The Historical Fencer was contacted by Jonathan Collins who is a Wheelchair Fencer from Selsey in West Sussex, United Kingdom. He was born with Spina Bifida and Hydrocephalus. Although his sport is neither historical nor classical, we’re always interested in hearing about fencing culture and various views on fencing, so we decided to ask him a few questions.
What was it that attracted you to fencing?
I was introduced to Wheelchair Fencing in 2012 by a friend who fenced at Chichester Fencing Club and I then met my trainer Viv Mills, who is a Retired Wheelchair Fencer. I knew what fencing was and I thought it looked cool, but wheelchair fencing is slightly different so I didn’t know what to expect. It felt amazing. The first time I was a little nervous and a bit scared at first, but once my trainer showed me slowly what to do it didn’t take long to get the hang of it. I find it just as exciting now as I did then.
What is your greatest fencing moment?
My greatest Wheelchair Fencing moment was in June 2018 when I went to the National Championships and took part in the Novice Challenge—the Novice side of the National Championships. I took Bronze in the Mixed Foil and Gold in the Mixed Sabre.
What does your training look like?
I train once a week at Chichester Fencing Club on a Friday Night. A normal fencing session is about 2 hours long, we do exercises before to loosen the muscles so we don’t get hurt. My trainer then shows me how to do some techniques and then we do some sparring matches to finish off. My relationships with my trainer is very good as both being in wheelchairs we know our limitation on what we can do. I am also severely sighted which is a challenge and the only wheelchair fencer in the UK doing this with a sight impairment.

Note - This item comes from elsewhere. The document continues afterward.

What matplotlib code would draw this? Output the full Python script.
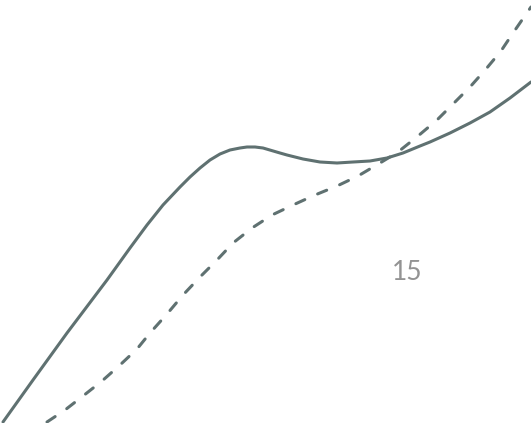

Wheelchair fencing is very different as you don’t move on the floor and you are fixed to a metal frame which is on the piste.
What does the sword and fencing represent to you?
I find Wheelchair Fencing helps me mentally and physically by keeping me fit. My inspiration is an Italian Wheelchair Fencer called Beatrice Vio who has no arms below the elbow and no legs below the knee. She really is a true inspiration to me. I also love using the sabre and always wondered what it would have been like to use it in the olden days.
What are your next goals?
My goals are to keep on winning medals and entering competitions when I can in the UK. I hope to do the national championships next year but we’ll see how things go. On top of that I am writing a book on Wheelchair Fencing.